(Source code of charts)
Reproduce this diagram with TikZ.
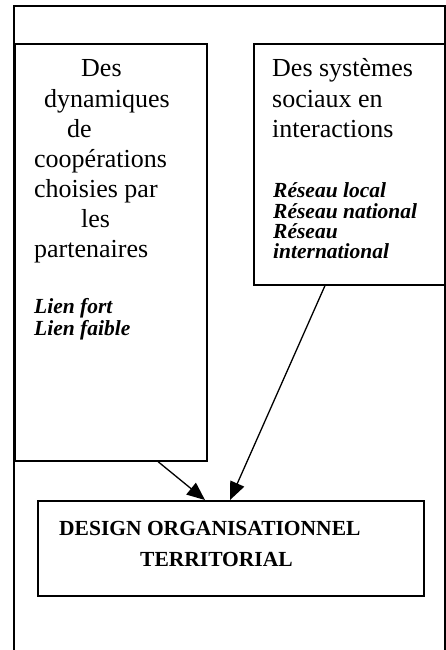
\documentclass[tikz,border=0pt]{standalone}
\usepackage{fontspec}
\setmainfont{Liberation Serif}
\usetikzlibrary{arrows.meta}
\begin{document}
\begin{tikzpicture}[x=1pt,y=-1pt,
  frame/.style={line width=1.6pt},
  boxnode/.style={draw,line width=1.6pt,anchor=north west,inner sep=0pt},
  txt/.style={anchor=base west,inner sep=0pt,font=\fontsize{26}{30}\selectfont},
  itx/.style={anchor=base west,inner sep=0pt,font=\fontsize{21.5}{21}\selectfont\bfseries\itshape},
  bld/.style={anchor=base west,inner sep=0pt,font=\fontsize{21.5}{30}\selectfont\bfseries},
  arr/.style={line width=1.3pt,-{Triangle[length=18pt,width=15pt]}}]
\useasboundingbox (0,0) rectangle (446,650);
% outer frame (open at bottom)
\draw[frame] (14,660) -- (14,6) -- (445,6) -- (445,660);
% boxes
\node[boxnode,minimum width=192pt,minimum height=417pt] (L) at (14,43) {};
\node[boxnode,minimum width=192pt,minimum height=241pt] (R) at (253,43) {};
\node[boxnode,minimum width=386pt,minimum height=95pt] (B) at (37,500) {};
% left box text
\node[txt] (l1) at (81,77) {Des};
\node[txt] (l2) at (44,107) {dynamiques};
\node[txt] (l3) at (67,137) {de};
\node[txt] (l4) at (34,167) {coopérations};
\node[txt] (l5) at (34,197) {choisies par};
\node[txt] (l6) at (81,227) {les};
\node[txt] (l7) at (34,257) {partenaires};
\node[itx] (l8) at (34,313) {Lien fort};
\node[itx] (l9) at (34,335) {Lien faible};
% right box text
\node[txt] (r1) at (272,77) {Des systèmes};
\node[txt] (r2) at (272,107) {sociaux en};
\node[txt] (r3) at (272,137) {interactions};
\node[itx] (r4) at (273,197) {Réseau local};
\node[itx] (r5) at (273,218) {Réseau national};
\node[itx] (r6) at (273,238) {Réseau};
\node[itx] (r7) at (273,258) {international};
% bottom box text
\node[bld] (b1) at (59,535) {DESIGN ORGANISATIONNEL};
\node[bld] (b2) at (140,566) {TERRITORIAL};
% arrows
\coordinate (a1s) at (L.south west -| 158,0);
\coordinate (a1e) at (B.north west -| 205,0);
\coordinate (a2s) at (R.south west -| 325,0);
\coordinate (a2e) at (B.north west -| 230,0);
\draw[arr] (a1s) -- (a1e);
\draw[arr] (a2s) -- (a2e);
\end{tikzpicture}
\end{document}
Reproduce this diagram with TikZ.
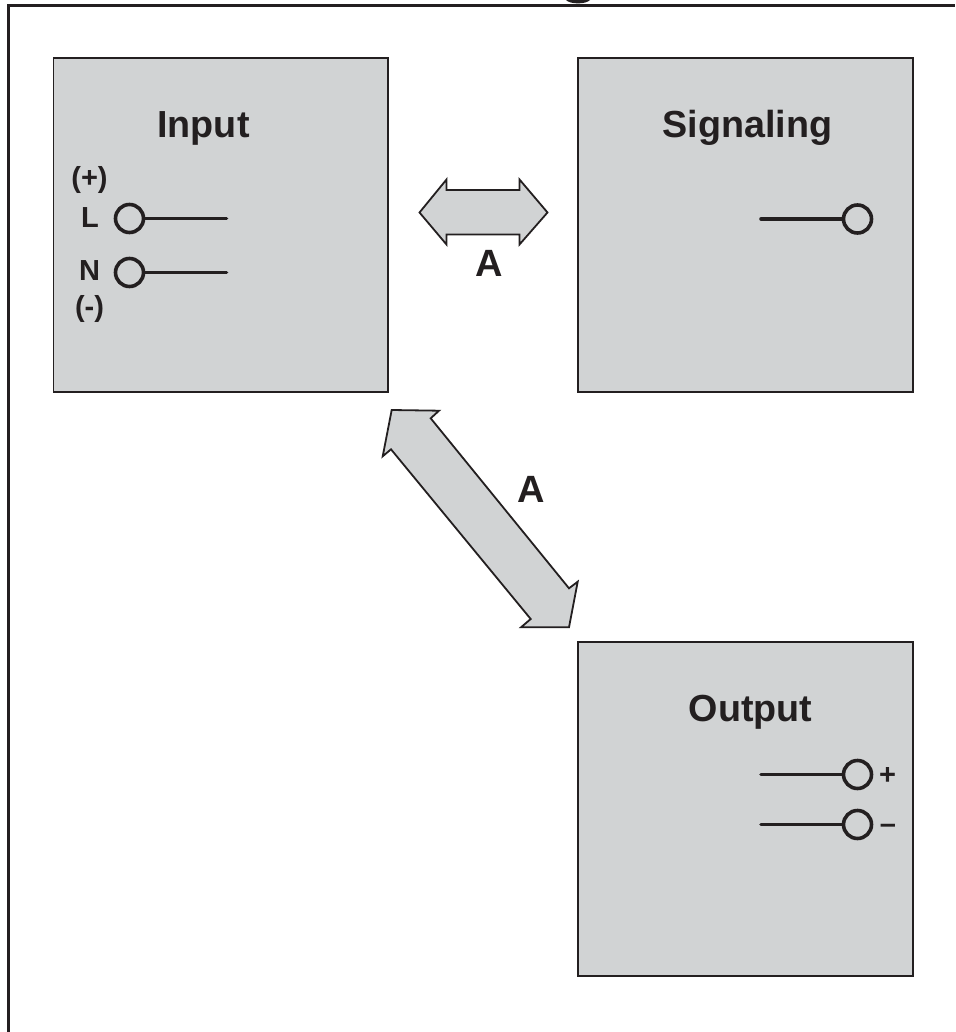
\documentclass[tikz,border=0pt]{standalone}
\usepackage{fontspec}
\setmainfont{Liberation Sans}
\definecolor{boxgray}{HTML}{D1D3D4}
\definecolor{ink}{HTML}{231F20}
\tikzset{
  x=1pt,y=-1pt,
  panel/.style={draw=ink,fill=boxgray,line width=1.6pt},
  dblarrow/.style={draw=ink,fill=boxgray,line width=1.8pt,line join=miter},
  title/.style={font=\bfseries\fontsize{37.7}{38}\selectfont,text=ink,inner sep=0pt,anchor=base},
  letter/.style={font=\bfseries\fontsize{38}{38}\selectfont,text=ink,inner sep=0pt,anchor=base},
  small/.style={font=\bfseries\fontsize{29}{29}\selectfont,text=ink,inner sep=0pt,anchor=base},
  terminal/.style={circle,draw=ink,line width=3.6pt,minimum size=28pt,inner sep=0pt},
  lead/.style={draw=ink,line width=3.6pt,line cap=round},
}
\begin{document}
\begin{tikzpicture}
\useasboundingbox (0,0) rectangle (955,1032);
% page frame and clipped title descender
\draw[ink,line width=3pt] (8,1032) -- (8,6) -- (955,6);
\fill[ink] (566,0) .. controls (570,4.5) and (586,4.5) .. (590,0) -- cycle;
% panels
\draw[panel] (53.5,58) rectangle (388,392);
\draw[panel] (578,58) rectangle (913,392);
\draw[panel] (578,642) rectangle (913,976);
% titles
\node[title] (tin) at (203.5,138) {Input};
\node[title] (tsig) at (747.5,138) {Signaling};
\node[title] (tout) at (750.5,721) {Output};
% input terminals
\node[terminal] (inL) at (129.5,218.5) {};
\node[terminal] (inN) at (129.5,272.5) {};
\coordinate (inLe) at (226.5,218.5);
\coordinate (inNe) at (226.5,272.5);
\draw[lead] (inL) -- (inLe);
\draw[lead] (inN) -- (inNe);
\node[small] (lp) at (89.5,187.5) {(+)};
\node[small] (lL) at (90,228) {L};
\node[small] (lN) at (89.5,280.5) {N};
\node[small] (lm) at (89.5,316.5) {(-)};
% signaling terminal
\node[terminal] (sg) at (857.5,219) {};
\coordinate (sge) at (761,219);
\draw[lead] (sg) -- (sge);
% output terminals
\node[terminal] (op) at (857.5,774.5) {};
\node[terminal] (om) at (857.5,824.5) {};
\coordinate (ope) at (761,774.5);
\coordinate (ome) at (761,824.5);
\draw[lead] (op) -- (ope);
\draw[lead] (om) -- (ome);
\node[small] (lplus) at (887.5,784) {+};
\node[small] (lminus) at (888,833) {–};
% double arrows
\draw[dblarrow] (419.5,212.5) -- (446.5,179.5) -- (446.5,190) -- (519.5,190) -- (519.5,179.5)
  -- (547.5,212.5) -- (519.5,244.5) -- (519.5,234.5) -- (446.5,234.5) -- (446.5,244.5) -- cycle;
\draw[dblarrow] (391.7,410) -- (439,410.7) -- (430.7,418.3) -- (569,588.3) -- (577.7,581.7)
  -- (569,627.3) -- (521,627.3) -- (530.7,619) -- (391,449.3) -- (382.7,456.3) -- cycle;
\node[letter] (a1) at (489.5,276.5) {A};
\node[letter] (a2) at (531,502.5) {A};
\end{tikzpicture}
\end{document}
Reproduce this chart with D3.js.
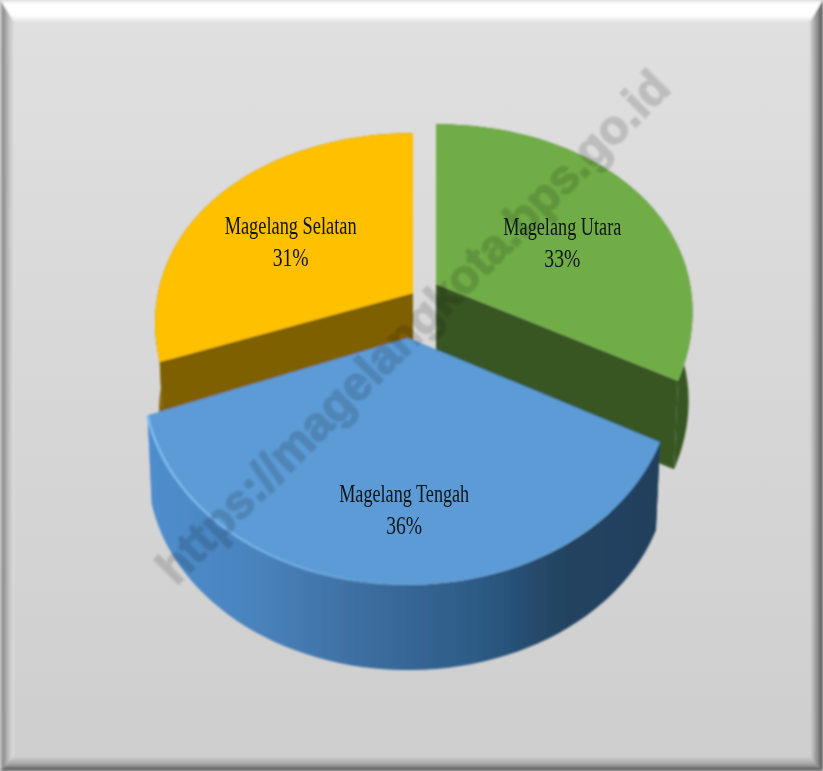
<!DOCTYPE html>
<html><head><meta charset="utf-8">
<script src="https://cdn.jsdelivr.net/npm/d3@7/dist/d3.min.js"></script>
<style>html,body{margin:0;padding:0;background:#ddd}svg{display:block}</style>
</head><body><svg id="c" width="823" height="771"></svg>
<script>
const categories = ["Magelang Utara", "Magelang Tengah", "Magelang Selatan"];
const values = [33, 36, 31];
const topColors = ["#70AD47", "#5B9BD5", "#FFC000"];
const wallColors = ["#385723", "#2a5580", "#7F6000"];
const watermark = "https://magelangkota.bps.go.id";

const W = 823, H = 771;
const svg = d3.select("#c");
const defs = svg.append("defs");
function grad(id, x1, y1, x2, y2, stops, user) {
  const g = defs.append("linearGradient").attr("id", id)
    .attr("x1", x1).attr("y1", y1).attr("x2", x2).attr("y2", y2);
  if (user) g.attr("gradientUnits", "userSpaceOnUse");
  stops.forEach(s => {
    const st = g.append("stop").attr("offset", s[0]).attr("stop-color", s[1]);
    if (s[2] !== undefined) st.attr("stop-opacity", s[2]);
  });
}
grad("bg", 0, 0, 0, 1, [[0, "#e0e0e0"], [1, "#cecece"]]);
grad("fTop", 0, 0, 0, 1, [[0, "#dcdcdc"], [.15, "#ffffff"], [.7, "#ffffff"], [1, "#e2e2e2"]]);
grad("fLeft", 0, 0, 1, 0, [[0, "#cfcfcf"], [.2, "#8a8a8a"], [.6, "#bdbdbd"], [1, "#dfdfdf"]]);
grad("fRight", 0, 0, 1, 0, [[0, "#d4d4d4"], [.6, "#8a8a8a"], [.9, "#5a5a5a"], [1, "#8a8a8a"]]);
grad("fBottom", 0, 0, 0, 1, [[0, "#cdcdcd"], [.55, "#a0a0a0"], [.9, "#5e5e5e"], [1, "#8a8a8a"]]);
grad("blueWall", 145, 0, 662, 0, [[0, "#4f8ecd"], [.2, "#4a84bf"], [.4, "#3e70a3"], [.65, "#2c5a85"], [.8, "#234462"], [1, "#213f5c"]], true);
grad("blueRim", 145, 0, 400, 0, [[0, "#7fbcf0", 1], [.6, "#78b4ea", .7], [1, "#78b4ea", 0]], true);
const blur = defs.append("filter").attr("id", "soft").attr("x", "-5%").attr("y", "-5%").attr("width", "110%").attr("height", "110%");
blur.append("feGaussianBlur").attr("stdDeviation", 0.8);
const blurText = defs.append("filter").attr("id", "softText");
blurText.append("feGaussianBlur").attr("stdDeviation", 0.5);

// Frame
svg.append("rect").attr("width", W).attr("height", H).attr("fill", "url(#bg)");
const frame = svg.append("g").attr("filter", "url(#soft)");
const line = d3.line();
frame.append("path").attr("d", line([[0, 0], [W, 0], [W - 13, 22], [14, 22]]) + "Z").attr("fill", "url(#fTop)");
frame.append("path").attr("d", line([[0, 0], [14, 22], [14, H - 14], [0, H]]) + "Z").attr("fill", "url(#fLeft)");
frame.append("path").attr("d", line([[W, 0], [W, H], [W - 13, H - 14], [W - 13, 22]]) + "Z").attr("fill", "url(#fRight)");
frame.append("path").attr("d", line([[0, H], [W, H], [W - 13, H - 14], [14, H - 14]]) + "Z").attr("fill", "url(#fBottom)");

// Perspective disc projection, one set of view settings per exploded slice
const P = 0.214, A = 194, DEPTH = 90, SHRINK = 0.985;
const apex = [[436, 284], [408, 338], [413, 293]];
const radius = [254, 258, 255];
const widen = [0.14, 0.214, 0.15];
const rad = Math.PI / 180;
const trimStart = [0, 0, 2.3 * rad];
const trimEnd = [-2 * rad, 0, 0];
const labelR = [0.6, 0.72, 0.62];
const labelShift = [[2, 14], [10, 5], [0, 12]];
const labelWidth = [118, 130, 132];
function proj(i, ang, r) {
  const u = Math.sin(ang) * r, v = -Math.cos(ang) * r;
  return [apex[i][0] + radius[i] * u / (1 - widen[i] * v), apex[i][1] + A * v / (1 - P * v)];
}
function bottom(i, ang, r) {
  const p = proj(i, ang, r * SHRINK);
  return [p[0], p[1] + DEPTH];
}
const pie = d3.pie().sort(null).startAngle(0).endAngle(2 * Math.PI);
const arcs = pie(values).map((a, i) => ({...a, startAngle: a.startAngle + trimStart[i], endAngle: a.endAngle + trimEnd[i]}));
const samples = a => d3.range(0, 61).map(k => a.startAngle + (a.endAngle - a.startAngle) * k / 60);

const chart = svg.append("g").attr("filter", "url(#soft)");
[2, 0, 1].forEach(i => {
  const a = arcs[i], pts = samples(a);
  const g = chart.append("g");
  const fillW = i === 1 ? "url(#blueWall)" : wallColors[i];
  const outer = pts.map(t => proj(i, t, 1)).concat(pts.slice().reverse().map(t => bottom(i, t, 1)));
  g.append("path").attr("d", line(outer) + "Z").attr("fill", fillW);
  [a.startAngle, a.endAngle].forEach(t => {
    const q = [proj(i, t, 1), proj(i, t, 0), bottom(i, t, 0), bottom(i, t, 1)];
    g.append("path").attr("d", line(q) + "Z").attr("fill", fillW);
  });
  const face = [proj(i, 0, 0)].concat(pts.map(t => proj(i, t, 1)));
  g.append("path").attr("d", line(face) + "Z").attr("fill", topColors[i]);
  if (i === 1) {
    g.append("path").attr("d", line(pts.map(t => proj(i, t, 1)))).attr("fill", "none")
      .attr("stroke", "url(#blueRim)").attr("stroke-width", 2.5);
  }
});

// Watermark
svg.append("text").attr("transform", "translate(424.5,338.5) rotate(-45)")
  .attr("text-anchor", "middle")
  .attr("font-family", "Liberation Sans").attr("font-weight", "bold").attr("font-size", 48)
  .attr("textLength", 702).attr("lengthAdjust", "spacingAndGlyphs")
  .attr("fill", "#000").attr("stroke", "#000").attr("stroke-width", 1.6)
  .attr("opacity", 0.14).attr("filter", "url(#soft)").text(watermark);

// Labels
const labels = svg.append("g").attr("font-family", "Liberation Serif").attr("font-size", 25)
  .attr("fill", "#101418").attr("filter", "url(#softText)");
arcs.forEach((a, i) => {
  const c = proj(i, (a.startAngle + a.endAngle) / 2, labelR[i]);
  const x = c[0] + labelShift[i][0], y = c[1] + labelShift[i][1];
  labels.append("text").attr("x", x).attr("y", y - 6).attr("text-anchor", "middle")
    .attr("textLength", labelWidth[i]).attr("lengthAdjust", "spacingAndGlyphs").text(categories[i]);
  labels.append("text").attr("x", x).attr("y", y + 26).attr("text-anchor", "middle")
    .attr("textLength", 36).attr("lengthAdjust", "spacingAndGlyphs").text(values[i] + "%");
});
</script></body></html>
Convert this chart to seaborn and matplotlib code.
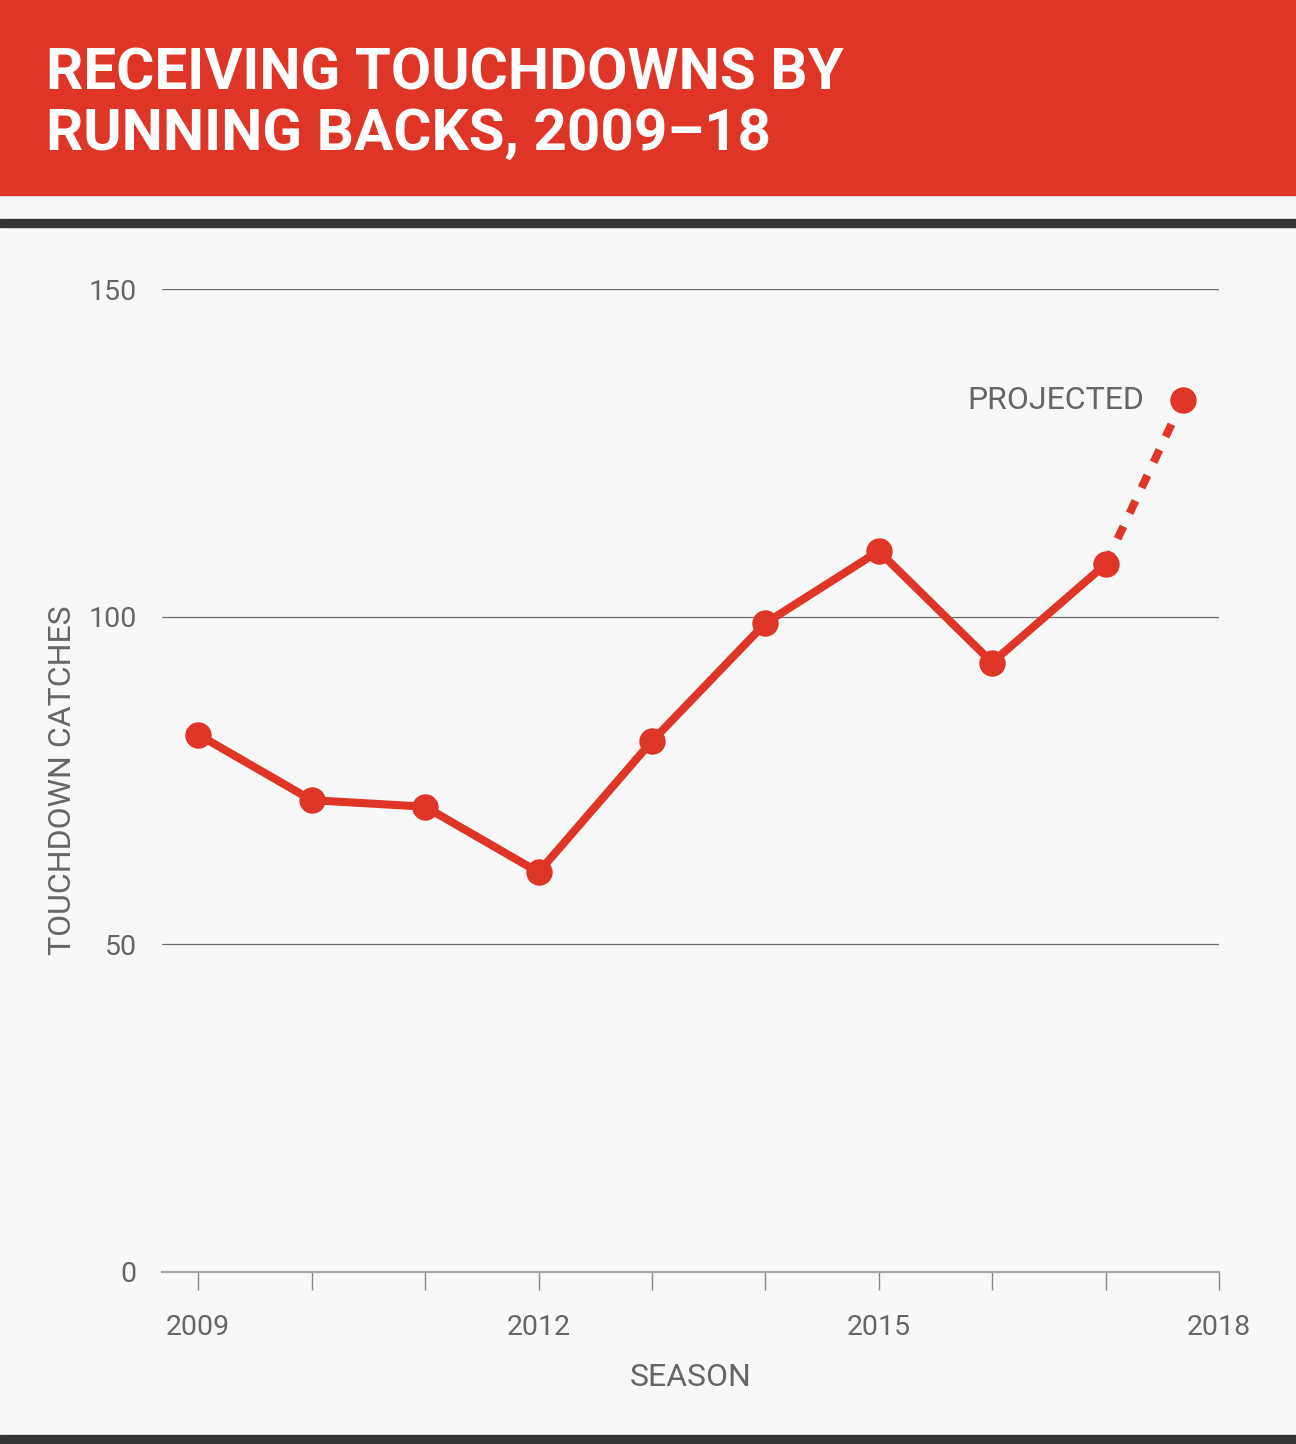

Prompt:
Every line that holds the string "this" should be returned.

Exercise output:
Reproduce this diagram with TikZ.
Reproduce this diagram with TikZ.
Reproduce this chart with D3.js.
Convert this chart to seaborn and matplotlib code.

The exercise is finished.